Como em "Big Little Lies": sexo violento envolve consentimento
Na série "Big Little Lies" da HBO, a personagem Celeste (Nicole Kidman) tem um casamento violento com Perry (Alexander Skarsgard). Ele a agride de diversas maneiras, uma delas no sexo, que quase sempre é retratado no limiar da consensualidade: ele transa com ela batendo e a imobilizando, e muitas vezes deixa a esposa cheia de marcas. Ela, por sua vez, têm dificuldades de admitir que não era exatamente daquela forma que ela queria transar, e de entender que sexo violento pode ser consensual, desde que ela também tivesse poder de decisão.
A mesma situação aconteceu com a professora Ana C., 23, de São Paulo (SP). Ela relata que, dos 15 aos 18 anos de idade, teve um namorado que gostava de atitudes agressivas no sexo, como tapas fortes no rosto, garganta profunda e asfixia erótica. "O problema é que ele me chantageava: se eu não fizesse essas coisas, ele ia terminar comigo, dizia'".
Foi só quando terminou a relação que ela passou a fazer acompanhamento psicológico e aprendeu que a negociação tinha que estar presente nas suas relações. "Tive que entender que as coisas que ele fez comigo não davam nem para chamar de sexo, porque tudo era com medo". Ao ter outros encontros e ler mais sobre consentimento, especialmente em livros que falam sobre BDSM, ela percebeu que poderia gostar de sentir dor no sexo, desde que fosse nos seus termos.

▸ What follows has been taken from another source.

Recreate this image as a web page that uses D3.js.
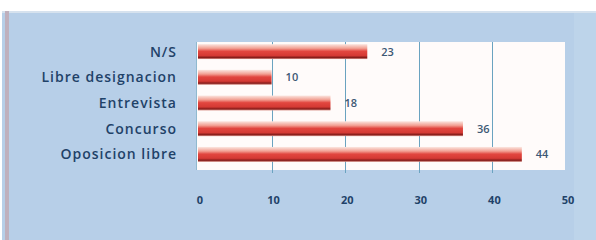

Sexo violento é diferente de agressão
A estudante Patrícia*, 24, não passou por um relacionamento abusivo, mas teve um desentendimento com seu namorado durante o sexo que a fez repensar muitas coisas. "Uma vez, fomos transar e ele me enforcou do nada, sem perguntar se eu gostava daquilo. Esse tema não era algo que a gente achava que precisava de conversa antes. Ele me soltou quando viu que eu me assustei".
Segundo ela, aquilo foi um choque de realidade. "A gente tinha feito algumas coisinhas para deixar o sexo diferente, tapinhas na bunda e coisas assim, mas nesse dia eu fiquei mal, acabou com o clima e fomos dormir. A gente conversou sobre isso depois, tanto que, agora, sempre combinamos o que vai rolar. Têm dias que não quero apanhar na transa, por mais que eu goste em alguns momentos".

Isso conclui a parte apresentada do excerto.